Privilese untuk Dinikmati Bersama
Saat pemerintah masih asyik mengklaim penanganan COVID-19 di negara ini terkendali, untung banyak warga privilese bahu-membahu menangani gelombang kedua pandemi. Mulai dari membuat situs wargabantuwarga.com untuk informasi faskes dan askes, mendirikan platform subsidi silang untuk membantu finansial warga yang ekonominya terdampak, dan penggalangan dana serta penyaluran sembako untuk warga miskin.
Kemudian ada dapur umum untuk yang sedang isoman, pembagian makanan dan peminjaman tabung oksigen gratis, hingga aktor Ananda Omesh yang merelakan mobilnya dimanfaatkan sebagai ambulans.
Solidaritas ini patut diacungi jempol dan terlihat miris secara bersamaan. Artinya, rakyat punya kesadaran tinggi untuk menekan angka penyebaran COVID-19, karena kita lelah menyandarkan harapan pada penanganan pemerintah yang tidak bisa diandalkan. Kondisi ini menunjukkan tingkat kepercayaan warga terhadap pemerintah semakin menurun, sekali pun mereka telah meminta maaf. Maka itu, lebih baik mengupayakan apa pun untuk saling menjaga dan menyelamatkan.

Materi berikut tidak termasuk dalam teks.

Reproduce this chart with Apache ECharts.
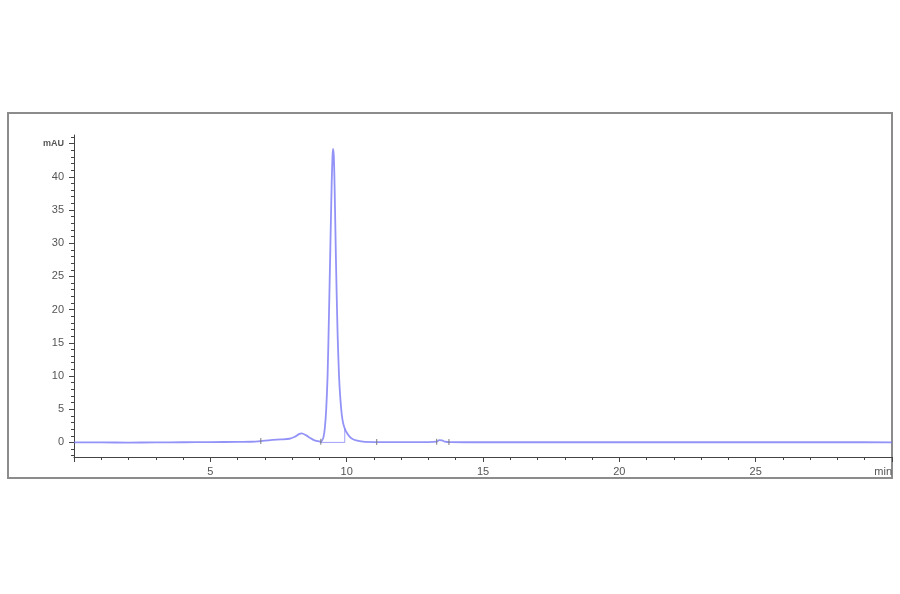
<!DOCTYPE html>
<html>
<head>
<meta charset="utf-8">
<script src="https://cdn.jsdelivr.net/npm/echarts@6/dist/echarts.min.js"></script>
<style>
html,body{margin:0;padding:0;background:#fff;}
#chart{width:900px;height:594px;}
</style>
</head>
<body>
<div id="chart"></div>
<script>
// retention time (min)
var times = [0, 1, 2, 3, 4, 5, 6, 6.5, 6.85, 7.2, 7.6, 7.9, 8.1, 8.25, 8.35, 8.5, 8.65, 8.8, 8.95,
  9.0, 9.05, 9.10, 9.15, 9.20, 9.25, 9.30, 9.35, 9.40, 9.45, 9.48, 9.50, 9.53, 9.56, 9.60, 9.63, 9.67,
  9.72, 9.77, 9.82, 9.87, 9.93, 10.0, 10.1, 10.2, 10.35, 10.6, 11.0, 11.5, 12, 13, 13.3, 13.4, 13.5,
  13.6, 13.8, 15, 20, 25, 28, 30];
// detector signal (mAU)
var signal = [0, 0, -0.03, 0, 0.02, 0.05, 0.07, 0.1, 0.2, 0.35, 0.45, 0.55, 0.85, 1.25, 1.35, 1.1, 0.7, 0.35, 0.18,
  0.15, 0.1, 0.3, 0.8, 2.2, 5, 10, 19, 29, 39, 43, 44.2, 43, 38, 29, 23, 16,
  10, 6.5, 4.2, 2.9, 2.1, 1.5, 0.9, 0.55, 0.3, 0.12, 0.05, 0.03, 0.03, 0.03, 0.1, 0.35, 0.3,
  0.12, 0.04, 0.02, 0.02, 0.02, 0.03, 0];
// integration event markers (min, mAU)
var markerTimes = [6.85, 9.05, 11.1, 13.3, 13.75];
var markerValues = [0.2, 0.1, 0.05, 0.1, 0.05];
// peak drop-line / baseline segment
var dropTimes = [9.05, 9.93, 9.93];
var dropValues = [0, 0, 2.1];
// axis ticks
var yMajorTicks = [0, 5, 10, 15, 20, 25, 30, 35, 40, 45];
var yMinorTicks = [];
for (var i = -2; i <= 46; i++) yMinorTicks.push(i);

function zip(a, b) { return a.map(function (v, i) { return [v, b[i]]; }); }

var axisColor = '#444';
var labelColor = '#555';
var chart = echarts.init(document.getElementById('chart'));
chart.setOption({
  animation: false,
  backgroundColor: '#fff',
  grid: [
    { left: 74, right: 8, top: 135, bottom: 137, show: false },
    { left: 8, right: 8, top: 113, bottom: 116, show: true, borderColor: '#8c8c8c', borderWidth: 2, backgroundColor: 'transparent' }
  ],
  xAxis: [
    {
      type: 'value', gridIndex: 0, min: 0, max: 30, interval: 5,
      axisLine: { show: true, onZero: false, lineStyle: { color: axisColor, width: 1 } },
      axisTick: { show: true, length: 5, lineStyle: { color: axisColor } },
      minorTick: { show: true, splitNumber: 5, length: 3, lineStyle: { color: axisColor } },
      splitLine: { show: false },
      axisLabel: {
        color: labelColor, fontSize: 11, fontFamily: 'Liberation Sans, Arial', margin: 9,
        showMinLabel: false,
        formatter: function (v) { return v === 30 ? '' : v; }
      },
      name: 'min', nameLocation: 'end', nameGap: 0,
      nameTextStyle: { color: labelColor, fontSize: 11, fontFamily: 'Liberation Sans, Arial', align: 'right', verticalAlign: 'top', padding: [9, 0, 0, 0] }
    },
    { type: 'value', gridIndex: 1, show: false, min: 0, max: 1 }
  ],
  yAxis: [
    {
      type: 'value', gridIndex: 0, min: -2.2, max: 46.3,
      axisLine: { show: true, onZero: false, lineStyle: { color: axisColor, width: 1 } },
      axisTick: { show: true, length: 5, customValues: yMajorTicks, lineStyle: { color: axisColor } },
      splitLine: { show: false },
      axisLabel: {
        customValues: yMajorTicks, color: labelColor, fontSize: 11, fontFamily: 'Liberation Sans, Arial', margin: 10,
        formatter: function (v) { return v === 45 ? '{u|mAU}' : v; },
        rich: { u: { fontSize: 9, fontWeight: 'bold', color: labelColor, fontFamily: 'Liberation Sans, Arial' } }
      }
    },
    {
      type: 'value', gridIndex: 0, min: -2.2, max: 46.3, position: 'left',
      axisLine: { show: false, onZero: false },
      axisTick: { show: true, length: 3, customValues: yMinorTicks, lineStyle: { color: axisColor } },
      axisLabel: { show: false },
      splitLine: { show: false }
    },
    { type: 'value', gridIndex: 1, show: false, min: 0, max: 1 }
  ],
  series: [
    {
      type: 'line', xAxisIndex: 0, yAxisIndex: 0,
      data: zip(times, signal),
      showSymbol: false, smooth: 0.25,
      lineStyle: { color: 'rgba(120,120,245,0.8)', width: 1.8 },
      z: 3
    },
    {
      type: 'line', xAxisIndex: 0, yAxisIndex: 0,
      data: zip(dropTimes, dropValues),
      showSymbol: false,
      lineStyle: { color: 'rgba(120,120,245,0.7)', width: 1 },
      z: 2
    },
    {
      type: 'scatter', xAxisIndex: 0, yAxisIndex: 0,
      data: zip(markerTimes, markerValues),
      symbol: 'rect', symbolSize: [1.2, 6],
      itemStyle: { color: '#777' },
      z: 4
    }
  ]
});
</script>
</body>
</html>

Namun, segelintir pejabat negara masih bikin gemas tuh. Mereka justru membanggakan usaha rakyat sebagai semangat gotong royong yang patut dibanggakan, seolah ini kesempatan mereka untuk cuci tangan dari lepasnya tanggung jawab akibat terlalu banyak menyangkal.
Baca Juga: Perempuan dan Ketergantungannya pada Privilese Pria
Sri Sultan Hamengku Buwono X misalnya. Seperti dikutip oleh CNN Indonesia, ia mengatakan pembiayaan terhadap kebutuhan Satgas COVID-19 di tingkat padukuhan, kampung, RT, dan RW menggunakan swadaya masyarakat dengan semangat gotong royong dan jaga warga. Rakyatnya menderita, tapi kok pemimpinnya tanpa malu menutupi kegagalannya dengan minta warga gotong royong?
Menurut saya, kita perlu terus bergerak untuk saling membantu. Setidaknya ini lebih efektif ketimbang membuat berbagai kebijakan seremonial yang sebenarnya hanya memperbarui nama belaka. Semoga warga berprivilese seperti kita, belum lelah mengisi kekosongan peran pemerintah sambil menunggu perbaikan sistem penanganan pandemi. Seperti pepatah klasik yang saya amini: Anggap saja mantan pacar, eh pemerintah maksudnya, sudah mati.